Advanced

Guideline for an advanced Yoga practice - some thoughts

‘Advanced’ has nothing to do with postural proficiency. Practicing Intermediate and/or adding some of Third all along with poor breathing, imbalanced alignment, a shaky nervous system and dripping sweat due to over agitation doesn’t mean that a practice is in any way advanced.

 

Do I breathe? Do I maintain a stable, even Ujjaji breath throughout my practice? Further: Am I breathing Ujjaji altogether?
Do I inhabit my postures from the inside? Do mind and soul meet up with the postures I’m doing? Is my practice solid and anchored on a stable ground? Or am I performing something that was given to me because I am physically capable of doing it?
It doesn’t pay off to cheat yourself on these questions.

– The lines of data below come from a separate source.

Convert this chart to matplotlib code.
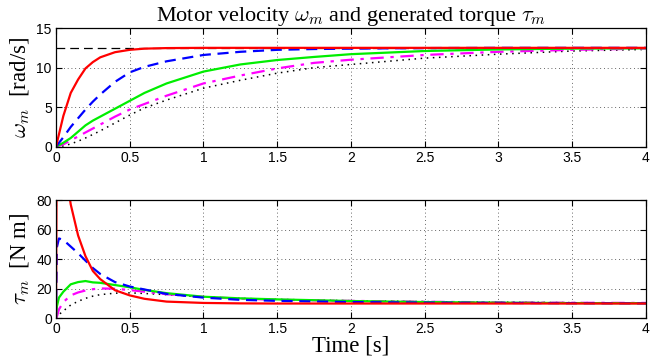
import matplotlib
matplotlib.use("Agg")
import matplotlib.pyplot as plt

plt.rcParams['mathtext.fontset'] = 'cm'
plt.rcParams['font.family'] = ['Liberation Sans', 'DejaVu Sans']

# ---- data: motor velocity (top) ----
t_top = [0, 0.05, 0.1, 0.15, 0.2, 0.25, 0.3, 0.4, 0.5, 0.6, 0.75, 1.0,
         1.25, 1.5, 1.75, 2.0, 2.5, 3.0, 3.5, 4.0]
w_red = [0, 3.9, 6.8, 8.5, 9.9, 10.7, 11.3, 11.95, 12.25, 12.4, 12.47, 12.5,
         12.5, 12.5, 12.5, 12.5, 12.5, 12.5, 12.5, 12.5]
w_blue = [0, 1.2, 2.5, 3.6, 4.7, 5.7, 6.6, 8.2, 9.4, 10.1, 10.8, 11.6,
          12.0, 12.25, 12.35, 12.4, 12.47, 12.5, 12.5, 12.5]
w_green = [0, 0.5, 1.1, 1.9, 2.7, 3.3, 3.8, 4.8, 5.8, 6.8, 8.0, 9.5,
           10.4, 10.96, 11.35, 11.7, 12.1, 12.3, 12.4, 12.45]
w_mag = [0, 0.3, 0.8, 1.3, 1.8, 2.3, 2.8, 3.8, 4.7, 5.4, 6.45, 8.0,
         9.0, 9.9, 10.6, 11.0, 11.6, 12.0, 12.25, 12.4]
w_blk = [0, 0.1, 0.35, 0.7, 1.1, 1.55, 2.0, 3.0, 4.0, 4.9, 5.9, 7.4,
         8.4, 9.3, 10.0, 10.4, 11.2, 11.7, 12.1, 12.3]
w_ref = 12.5

# ---- data: generated torque (bottom) ----
t_bot = [0, 0.006, 0.02, 0.05, 0.1, 0.15, 0.2, 0.25, 0.3, 0.4, 0.5, 0.6,
         0.75, 1.0, 1.25, 1.5, 2.0, 2.5, 3.0, 3.5, 4.0]
tau_red = [0, 150, 130, 110, 77, 56, 42, 32, 26.5, 19, 15.5, 13.2,
           11.3, 10.4, 10.1, 10.0, 10.0, 10.0, 10.0, 10.0, 10.0]
tau_blue = [0, 48, 54, 53, 48.5, 44, 39, 34, 30, 24.5, 21.5, 19.5,
            16.5, 14, 12.5, 11.8, 11.0, 10.6, 10.4, 10.2, 10.1]
tau_green = [0, 8, 14, 18, 23, 24.5, 25.2, 24.3, 24, 22.5, 21, 19.2,
             17, 14.6, 13.5, 12.8, 11.7, 11.0, 10.6, 10.3, 10.2]
tau_mag = [0, 1, 6, 11, 15.5, 17.5, 18.8, 19.7, 20.2, 20, 19.1, 18,
           16.3, 14.5, 13.3, 12.5, 11.8, 11.2, 10.8, 10.5, 10.4]
tau_blk = [0, 0.5, 2.5, 5, 9, 11.5, 13.5, 15, 16, 17, 17.2, 16.8,
           16, 14.5, 13.5, 12.8, 11.9, 11.3, 10.9, 10.6, 10.4]

xticks = [0, 0.5, 1, 1.5, 2, 2.5, 3, 3.5, 4]
xticklabels = ['0', '0.5', '1', '1.5', '2', '2.5', '3', '3.5', '4']
yticks_top = [0, 5, 10, 15]
yticks_bot = [0, 20, 40, 60, 80]

serif = ['Liberation Serif', 'DejaVu Serif']

fig = plt.figure(figsize=(6.61, 3.6), dpi=100)
ax1 = fig.add_axes([0.0847, 0.5925, 0.8925, 0.3295])
ax2 = fig.add_axes([0.0847, 0.1158, 0.8925, 0.3286])

lw = 1.6
for ax in (ax1, ax2):
    ax.set_xlim(0, 4)
    ax.set_xticks(xticks)
    ax.set_xticklabels(xticklabels)
    ax.grid(True, color='black', linestyle=(0, (1, 3.5)), linewidth=0.6, alpha=0.8)
    ax.tick_params(direction='in', top=True, right=True, length=4,
                   labelsize=10, width=0.8, pad=3)
    for s in ax.spines.values():
        s.set_linewidth(0.9)

ax1.axhline(w_ref, color='black', linestyle=(0, (7, 4)), linewidth=0.9)
ax1.plot(t_top, w_blk, color='black', linestyle=(0, (1, 3)), linewidth=1.1)
ax1.plot(t_top, w_mag, color='#ff00ff', linestyle=(0, (6, 3, 1.5, 3)), linewidth=lw)
ax1.plot(t_top, w_green, color='#00ee00', linestyle='-', linewidth=lw)
ax1.plot(t_top, w_blue, color='#0000ff', linestyle=(0, (5, 3)), linewidth=lw)
ax1.plot(t_top, w_red, color='#ff0000', linestyle='-', linewidth=lw)
ax1.set_ylim(0, 15)
ax1.set_yticks(yticks_top)
ax1.set_ylabel(r'$\omega_m$  [rad/s]', family=serif, fontsize=16.5, labelpad=3)
ax1.set_title(r'Motor velocity $\omega_m$ and generated torque $\tau_m$',
              family=serif, fontsize=16, pad=5)

ax2.plot(t_bot, tau_blk, color='black', linestyle=(0, (1, 3)), linewidth=1.1)
ax2.plot(t_bot, tau_mag, color='#ff00ff', linestyle=(0, (6, 3, 1.5, 3)), linewidth=lw)
ax2.plot(t_bot, tau_green, color='#00ee00', linestyle='-', linewidth=lw)
ax2.plot(t_bot, tau_blue, color='#0000ff', linestyle=(0, (5, 3)), linewidth=lw)
ax2.plot(t_bot, tau_red, color='#ff0000', linestyle='-', linewidth=lw)
ax2.set_ylim(0, 80)
ax2.set_yticks(yticks_bot)
ax2.set_ylabel(r'$\tau_m$  [N m]', family=serif, fontsize=16.5, labelpad=3)
ax2.set_xlabel('Time [s]', family=serif, fontsize=16.5, labelpad=-1)

fig.savefig('out.png', dpi=100)
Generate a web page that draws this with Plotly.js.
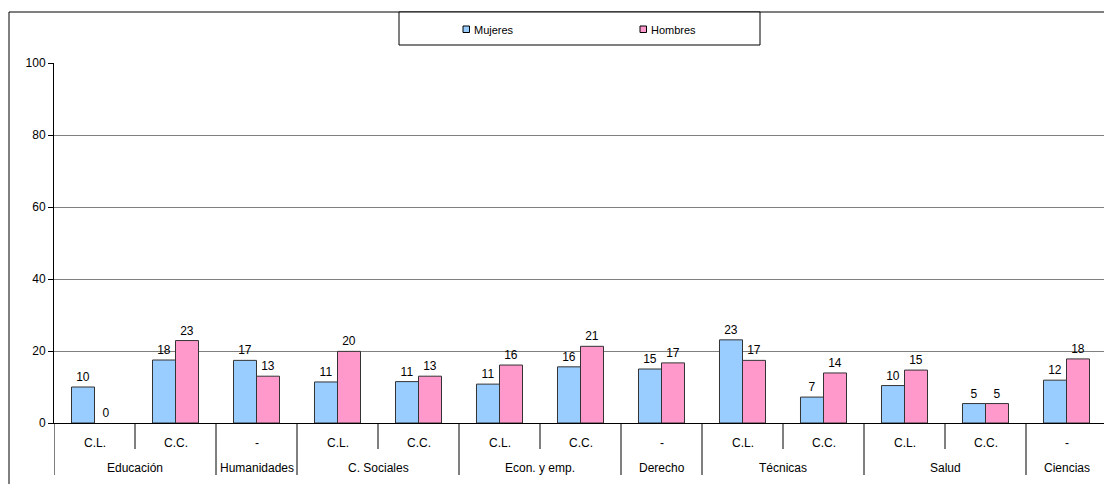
<!DOCTYPE html>
<html>
<head>
<meta charset="utf-8">
<script src="https://cdn.plot.ly/plotly-3.0.1.min.js"></script>
<style>html,body{margin:0;padding:0;background:#fff;}#chart{width:1104px;height:484px;}</style>
</head>
<body>
<div id="chart"></div>
<script>
// ---- data ----
var groups = ['Educación','Educación','Humanidades','C. Sociales','C. Sociales','Econ. y emp.','Econ. y emp.','Derecho','Técnicas','Técnicas','Salud','Salud','Ciencias'];
var subs = ['C.L.','C.C.','-','C.L.','C.C.','C.L.','C.C.','-','C.L.','C.C.','C.L.','C.C.','-'];
var mujeres = [10.0, 17.5, 17.4, 11.4, 11.5, 10.8, 15.6, 15.0, 23.1, 7.2, 10.4, 5.4, 11.9];
var hombres = [0, 22.9, 13.0, 19.9, 13.0, 16.1, 21.3, 16.7, 17.4, 13.9, 14.7, 5.4, 17.8];
var mujeresLabels = ['10','18','17','11','11','11','16','15','23','7','10','5','12'];
var hombresLabels = ['0','23','13','20','13','16','21','17','17','14','15','5','18'];
var seriesNames = ['Mujeres','Hombres'];
var colMuj = '#99CCFF', colHom = '#FF99CC';

// ---- geometry helpers (pixel -> paper) ----
var L = 54, T = 63, W = 1050, H = 360;
function px(p){ return (p - L) / W; }
function py(q){ return (T + H - q) / H; }

var idx = subs.map(function(_, i){ return i; });
var font = {family: 'Liberation Sans, Arial, sans-serif', size: 12, color: '#000000'};
function outlineWidths(vals){ return vals.map(function(v){ return v > 0 ? 1 : 0; }); }

var traces = [
  {type:'bar', name:seriesNames[0], x:idx, y:mujeres, text:mujeresLabels, textposition:'outside',
   textfont:font, outsidetextfont:font, cliponaxis:false,
   marker:{color:colMuj, line:{color:'#333', width:outlineWidths(mujeres)}}, hoverinfo:'none'},
  {type:'bar', name:seriesNames[1], x:idx, y:hombres, text:hombresLabels, textposition:'outside',
   textfont:font, outsidetextfont:font, cliponaxis:false,
   marker:{color:colHom, line:{color:'#333', width:outlineWidths(hombres)}}, hoverinfo:'none'}
];

var shapes = [], annotations = [];
// chart border (left + top)
shapes.push({type:'line', xref:'paper', yref:'paper', x0:px(9), x1:px(9), y0:py(12), y1:py(500), line:{color:'#000', width:1}});
shapes.push({type:'line', xref:'paper', yref:'paper', x0:px(9), x1:px(1110), y0:py(12), y1:py(12), line:{color:'#000', width:1}});
// legend box
shapes.push({type:'rect', xref:'paper', yref:'paper', x0:px(399), x1:px(760), y0:py(12), y1:py(45), line:{color:'#000', width:1}, fillcolor:'#fff'});
shapes.push({type:'rect', xref:'paper', yref:'paper', x0:px(463), x1:px(469.5), y0:py(26), y1:py(32.5), line:{color:'#000', width:1}, fillcolor:colMuj});
shapes.push({type:'rect', xref:'paper', yref:'paper', x0:px(640), x1:px(646.5), y0:py(26), y1:py(32.5), line:{color:'#000', width:1}, fillcolor:colHom});
annotations.push({xref:'paper', yref:'paper', x:px(472), y:py(29.5), xanchor:'left', yanchor:'middle', text:seriesNames[0], showarrow:false, font:{family:font.family, size:11, color:'#000'}});
annotations.push({xref:'paper', yref:'paper', x:px(649), y:py(29.5), xanchor:'left', yanchor:'middle', text:seriesNames[1], showarrow:false, font:{family:font.family, size:11, color:'#000'}});

// left axis extension
shapes.push({type:'line', xref:'x', yref:'paper', x0:-0.5, x1:-0.5, y0:0, y1:py(475), line:{color:'#000', width:1}});
// sub labels + dividers
for (var i = 0; i < subs.length; i++) {
  annotations.push({xref:'x', yref:'paper', x:i, y:py(443), yanchor:'middle', text:subs[i], showarrow:false, font:font});
  if (i > 0) {
    var sameGroup = groups[i] === groups[i-1];
    shapes.push({type:'line', xref:'x', yref:'paper', x0:i-0.5, x1:i-0.5, y0:0, y1: sameGroup ? py(449) : py(475),
      line:{color:'#000', width:1}});
  }
}
// group labels
var start = 0;
for (var j = 1; j <= groups.length; j++) {
  if (j === groups.length || groups[j] !== groups[start]) {
    annotations.push({xref:'x', yref:'paper', x:(start + j - 1)/2, y:py(468), yanchor:'middle', text:groups[start], showarrow:false, font:font});
    start = j;
  }
}

var layout = {
  width:1104, height:484,
  margin:{l:L, r:0, t:T, b:484 - T - H, pad:0},
  paper_bgcolor:'#fff', plot_bgcolor:'#fff',
  showlegend:false,
  barmode:'group', bargap:0.432, bargroupgap:0,
  font:font,
  xaxis:{range:[-0.5, 12.463], showticklabels:false, showgrid:false, zeroline:false, showline:true, linecolor:'#000', linewidth:1, ticks:'', fixedrange:true},
  yaxis:{range:[0,100], dtick:20, tick0:0, showgrid:true, gridcolor:'#808080', gridwidth:1, zeroline:false,
    showline:true, linecolor:'#000', linewidth:1, ticks:'outside', ticklen:5, tickcolor:'#000', tickfont:font, fixedrange:true},
  shapes:shapes, annotations:annotations
};

Plotly.newPlot('chart', traces, layout, {displayModeBar:false, staticPlot:true});
</script>
</body>
</html>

A practice must develop cohesively

The process of growing and transformation equally encompasses Mind, Heart and Body. Through practice, your body should develop harmoniously. If you rely on your strong players alone – be it upper body strength or lower back flexibility – sooner or later, you’ll meet pain and injury.

 

Pain

Pain is an inevitable part of the process. But also, a tricky and very thin line. There is a difference between ‘transformative’ pain and pain caused by improper alignment, restricted awareness, and a pushy attitude cultivated by both student and teacher. Trust your intuition to discern between these two. Transformative pain is intelligent. As soon as you understood what your body/mind/heart wants to tell you with certain sensations, they change or dissolve altogether. Pain caused by misalignment is persistent, cold and sharp. It transgresses the line of ‘shedding your layers’. And it is unnecessary.

Don’t fool yourself. Don’t be blind and dogmatically rely on a system because you were told ‘it is meant to be like that’. Don’t think you need to endure pain in order to get somewhere. A spiritual practice is not to be ‘endured’.

 

An advanced Yoga practice is nourishing. It has the quality of coming home. In the most unpretentious way, it brings you back to a state of inner balance. If, however, a practice is done without joy and maintained by discipline alone, it misses it’s point and will certainly find a way to break you.